Aachen Cathedral is said to symbolize contact between the Divine and the Terrestrial.
Aachen Cathedral is said to symbolize contact between the Divine and the Terrestrial. © RWTH Aachen University

Hambach Castle, cradle of German democracy

In 1832, 30,000 people marched to the Schlossberg hill for the 'Hambach Festival' demanding political participation, freedom of assembly, freedom of the press and freedom of speech. The marchers hoisted the black-red-and-gold flag on the tower of Hambach Castle near Neustadt-an-der-Weinstrasse. At that time, what is now German's national flag was regarded as a symbol of democracy, freedom, peace among nations – and national unity. An exhibition commemorates the 'cradle of German democracy'.

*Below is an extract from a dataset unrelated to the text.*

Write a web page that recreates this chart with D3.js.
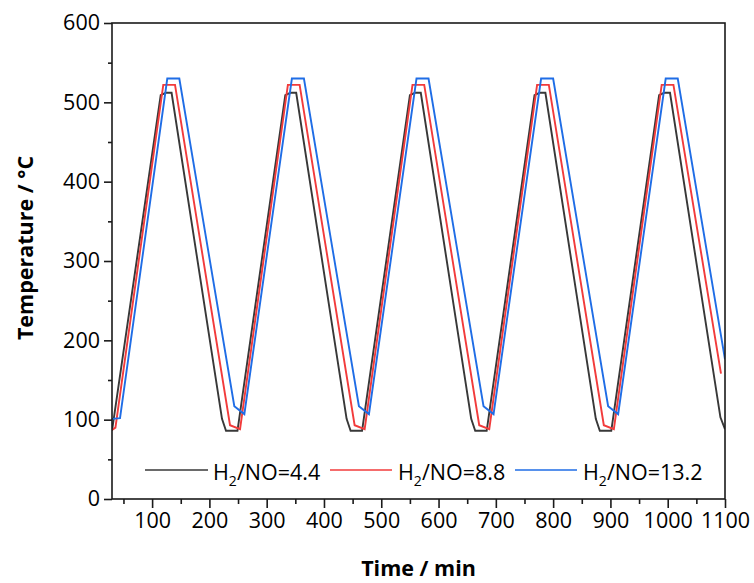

Cecilienhof Palace and the end of the Second World War

In the summer of 1945 after the end of the Second World War and victory over Nazi Germany, US President Harry S. Truman, the British Prime Minister Winston Churchill (as well as his successor Clement Atlee) and Soviet Head of State Joseph Stalin met at this Palace in Potsdam. The Potsdam Conference laid down the new order for Europe (and ultimately for the world) for the next 44 years.


Topography of Terror and National Socialism

One of the most frequently visited places in Berlin is near the Potsdamer Platz. It is both a museum and a memorial depicting the horrors of Nazi rule. The most important state-terror organizations of Nazi Germany resided on this site between 1933 and 1945: the Gestapo (Secret State Police), the SS Headquarters, the SS Reich Security Main Office, and the SS Security Service SD.